begin MATERIAL

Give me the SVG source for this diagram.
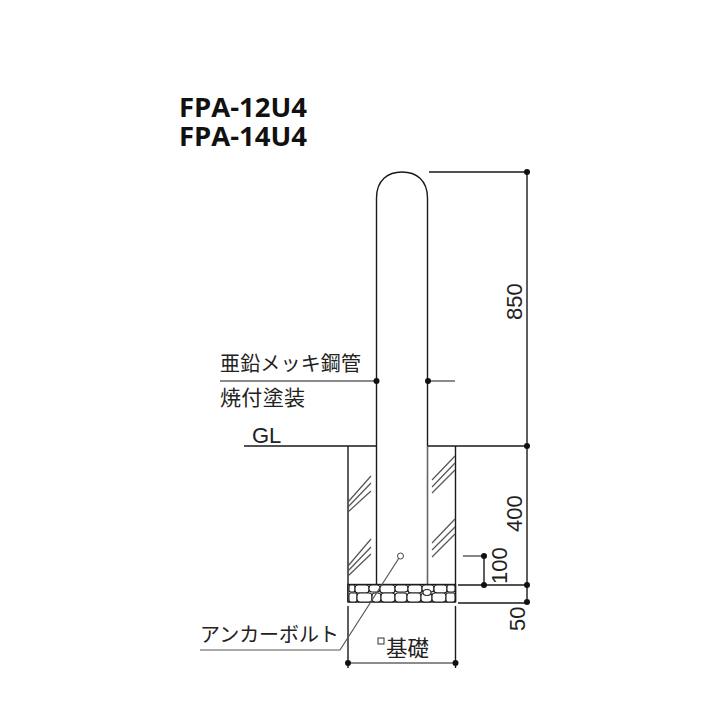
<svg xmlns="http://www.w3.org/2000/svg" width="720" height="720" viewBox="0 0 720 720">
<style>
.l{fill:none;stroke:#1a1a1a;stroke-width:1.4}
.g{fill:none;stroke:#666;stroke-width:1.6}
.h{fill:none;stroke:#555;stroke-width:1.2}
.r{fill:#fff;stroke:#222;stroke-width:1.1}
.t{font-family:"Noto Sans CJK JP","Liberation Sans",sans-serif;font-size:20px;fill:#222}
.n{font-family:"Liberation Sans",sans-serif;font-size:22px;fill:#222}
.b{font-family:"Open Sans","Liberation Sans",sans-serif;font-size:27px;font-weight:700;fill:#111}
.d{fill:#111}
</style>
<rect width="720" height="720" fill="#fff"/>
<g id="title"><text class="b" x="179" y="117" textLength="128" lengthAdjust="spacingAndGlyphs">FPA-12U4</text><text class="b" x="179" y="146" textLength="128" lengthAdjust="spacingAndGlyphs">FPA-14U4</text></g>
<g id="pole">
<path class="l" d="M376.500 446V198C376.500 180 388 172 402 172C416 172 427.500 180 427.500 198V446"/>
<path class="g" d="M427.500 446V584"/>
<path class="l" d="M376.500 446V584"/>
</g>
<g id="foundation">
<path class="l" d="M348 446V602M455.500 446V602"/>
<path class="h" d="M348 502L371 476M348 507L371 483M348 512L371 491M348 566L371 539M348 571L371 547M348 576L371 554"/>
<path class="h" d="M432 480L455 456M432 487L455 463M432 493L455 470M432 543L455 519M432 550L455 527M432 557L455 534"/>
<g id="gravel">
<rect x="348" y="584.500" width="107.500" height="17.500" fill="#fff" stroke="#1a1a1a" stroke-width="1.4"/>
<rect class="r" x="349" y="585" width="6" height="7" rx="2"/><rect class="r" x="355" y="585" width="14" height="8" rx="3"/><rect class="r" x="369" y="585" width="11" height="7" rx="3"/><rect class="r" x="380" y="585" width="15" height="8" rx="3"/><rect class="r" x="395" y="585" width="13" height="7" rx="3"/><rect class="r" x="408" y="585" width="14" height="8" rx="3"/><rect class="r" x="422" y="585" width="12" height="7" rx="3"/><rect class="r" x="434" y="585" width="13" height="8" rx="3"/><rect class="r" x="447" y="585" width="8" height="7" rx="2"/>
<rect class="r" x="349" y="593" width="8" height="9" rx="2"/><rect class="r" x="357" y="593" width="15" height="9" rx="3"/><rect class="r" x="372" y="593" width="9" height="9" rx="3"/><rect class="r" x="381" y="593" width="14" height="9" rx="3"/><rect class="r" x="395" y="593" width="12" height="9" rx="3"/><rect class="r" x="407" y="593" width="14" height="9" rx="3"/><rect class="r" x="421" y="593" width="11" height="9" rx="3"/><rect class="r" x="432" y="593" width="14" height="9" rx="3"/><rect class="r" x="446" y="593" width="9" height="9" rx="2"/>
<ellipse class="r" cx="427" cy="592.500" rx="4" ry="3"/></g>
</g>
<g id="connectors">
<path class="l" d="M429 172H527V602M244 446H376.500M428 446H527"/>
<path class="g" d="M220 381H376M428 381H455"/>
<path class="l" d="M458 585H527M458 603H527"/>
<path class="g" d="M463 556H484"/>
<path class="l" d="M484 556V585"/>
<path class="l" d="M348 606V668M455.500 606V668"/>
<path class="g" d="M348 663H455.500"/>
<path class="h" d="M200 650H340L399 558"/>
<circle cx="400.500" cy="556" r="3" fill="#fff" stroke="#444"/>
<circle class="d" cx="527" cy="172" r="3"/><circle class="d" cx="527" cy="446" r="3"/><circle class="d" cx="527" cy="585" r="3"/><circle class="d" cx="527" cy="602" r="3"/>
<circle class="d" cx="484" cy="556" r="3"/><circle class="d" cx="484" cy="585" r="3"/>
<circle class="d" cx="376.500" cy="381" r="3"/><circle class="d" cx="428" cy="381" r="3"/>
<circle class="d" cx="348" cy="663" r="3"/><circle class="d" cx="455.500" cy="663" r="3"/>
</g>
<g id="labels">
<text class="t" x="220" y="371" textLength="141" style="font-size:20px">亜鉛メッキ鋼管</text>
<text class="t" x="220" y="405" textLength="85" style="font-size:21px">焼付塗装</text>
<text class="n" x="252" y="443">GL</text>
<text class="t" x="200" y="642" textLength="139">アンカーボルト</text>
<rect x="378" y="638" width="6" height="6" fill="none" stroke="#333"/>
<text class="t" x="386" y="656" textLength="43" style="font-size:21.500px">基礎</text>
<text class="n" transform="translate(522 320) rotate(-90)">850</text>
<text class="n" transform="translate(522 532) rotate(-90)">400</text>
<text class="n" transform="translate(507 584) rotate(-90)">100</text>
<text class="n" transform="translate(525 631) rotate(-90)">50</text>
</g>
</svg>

end MATERIAL

__TO DO__. Quote every line word for word and keep the images out of the copy.

__SOLUTION TO THIS EXERCISE__.
Give me the SVG source for this diagram.
<svg xmlns="http://www.w3.org/2000/svg" width="720" height="720" viewBox="0 0 720 720">
<style>
.l{fill:none;stroke:#1a1a1a;stroke-width:1.4}
.g{fill:none;stroke:#666;stroke-width:1.6}
.h{fill:none;stroke:#555;stroke-width:1.2}
.r{fill:#fff;stroke:#222;stroke-width:1.1}
.t{font-family:"Noto Sans CJK JP","Liberation Sans",sans-serif;font-size:20px;fill:#222}
.n{font-family:"Liberation Sans",sans-serif;font-size:22px;fill:#222}
.b{font-family:"Open Sans","Liberation Sans",sans-serif;font-size:27px;font-weight:700;fill:#111}
.d{fill:#111}
</style>
<rect width="720" height="720" fill="#fff"/>
<g id="title"><text class="b" x="179" y="117" textLength="128" lengthAdjust="spacingAndGlyphs">FPA-12U4</text><text class="b" x="179" y="146" textLength="128" lengthAdjust="spacingAndGlyphs">FPA-14U4</text></g>
<g id="pole">
<path class="l" d="M376.500 446V198C376.500 180 388 172 402 172C416 172 427.500 180 427.500 198V446"/>
<path class="g" d="M427.500 446V584"/>
<path class="l" d="M376.500 446V584"/>
</g>
<g id="foundation">
<path class="l" d="M348 446V602M455.500 446V602"/>
<path class="h" d="M348 502L371 476M348 507L371 483M348 512L371 491M348 566L371 539M348 571L371 547M348 576L371 554"/>
<path class="h" d="M432 480L455 456M432 487L455 463M432 493L455 470M432 543L455 519M432 550L455 527M432 557L455 534"/>
<g id="gravel">
<rect x="348" y="584.500" width="107.500" height="17.500" fill="#fff" stroke="#1a1a1a" stroke-width="1.4"/>
<rect class="r" x="349" y="585" width="6" height="7" rx="2"/><rect class="r" x="355" y="585" width="14" height="8" rx="3"/><rect class="r" x="369" y="585" width="11" height="7" rx="3"/><rect class="r" x="380" y="585" width="15" height="8" rx="3"/><rect class="r" x="395" y="585" width="13" height="7" rx="3"/><rect class="r" x="408" y="585" width="14" height="8" rx="3"/><rect class="r" x="422" y="585" width="12" height="7" rx="3"/><rect class="r" x="434" y="585" width="13" height="8" rx="3"/><rect class="r" x="447" y="585" width="8" height="7" rx="2"/>
<rect class="r" x="349" y="593" width="8" height="9" rx="2"/><rect class="r" x="357" y="593" width="15" height="9" rx="3"/><rect class="r" x="372" y="593" width="9" height="9" rx="3"/><rect class="r" x="381" y="593" width="14" height="9" rx="3"/><rect class="r" x="395" y="593" width="12" height="9" rx="3"/><rect class="r" x="407" y="593" width="14" height="9" rx="3"/><rect class="r" x="421" y="593" width="11" height="9" rx="3"/><rect class="r" x="432" y="593" width="14" height="9" rx="3"/><rect class="r" x="446" y="593" width="9" height="9" rx="2"/>
<ellipse class="r" cx="427" cy="592.500" rx="4" ry="3"/></g>
</g>
<g id="connectors">
<path class="l" d="M429 172H527V602M244 446H376.500M428 446H527"/>
<path class="g" d="M220 381H376M428 381H455"/>
<path class="l" d="M458 585H527M458 603H527"/>
<path class="g" d="M463 556H484"/>
<path class="l" d="M484 556V585"/>
<path class="l" d="M348 606V668M455.500 606V668"/>
<path class="g" d="M348 663H455.500"/>
<path class="h" d="M200 650H340L399 558"/>
<circle cx="400.500" cy="556" r="3" fill="#fff" stroke="#444"/>
<circle class="d" cx="527" cy="172" r="3"/><circle class="d" cx="527" cy="446" r="3"/><circle class="d" cx="527" cy="585" r="3"/><circle class="d" cx="527" cy="602" r="3"/>
<circle class="d" cx="484" cy="556" r="3"/><circle class="d" cx="484" cy="585" r="3"/>
<circle class="d" cx="376.500" cy="381" r="3"/><circle class="d" cx="428" cy="381" r="3"/>
<circle class="d" cx="348" cy="663" r="3"/><circle class="d" cx="455.500" cy="663" r="3"/>
</g>
<g id="labels">
<text class="t" x="220" y="371" textLength="141" style="font-size:20px">亜鉛メッキ鋼管</text>
<text class="t" x="220" y="405" textLength="85" style="font-size:21px">焼付塗装</text>
<text class="n" x="252" y="443">GL</text>
<text class="t" x="200" y="642" textLength="139">アンカーボルト</text>
<rect x="378" y="638" width="6" height="6" fill="none" stroke="#333"/>
<text class="t" x="386" y="656" textLength="43" style="font-size:21.500px">基礎</text>
<text class="n" transform="translate(522 320) rotate(-90)">850</text>
<text class="n" transform="translate(522 532) rotate(-90)">400</text>
<text class="n" transform="translate(507 584) rotate(-90)">100</text>
<text class="n" transform="translate(525 631) rotate(-90)">50</text>
</g>
</svg>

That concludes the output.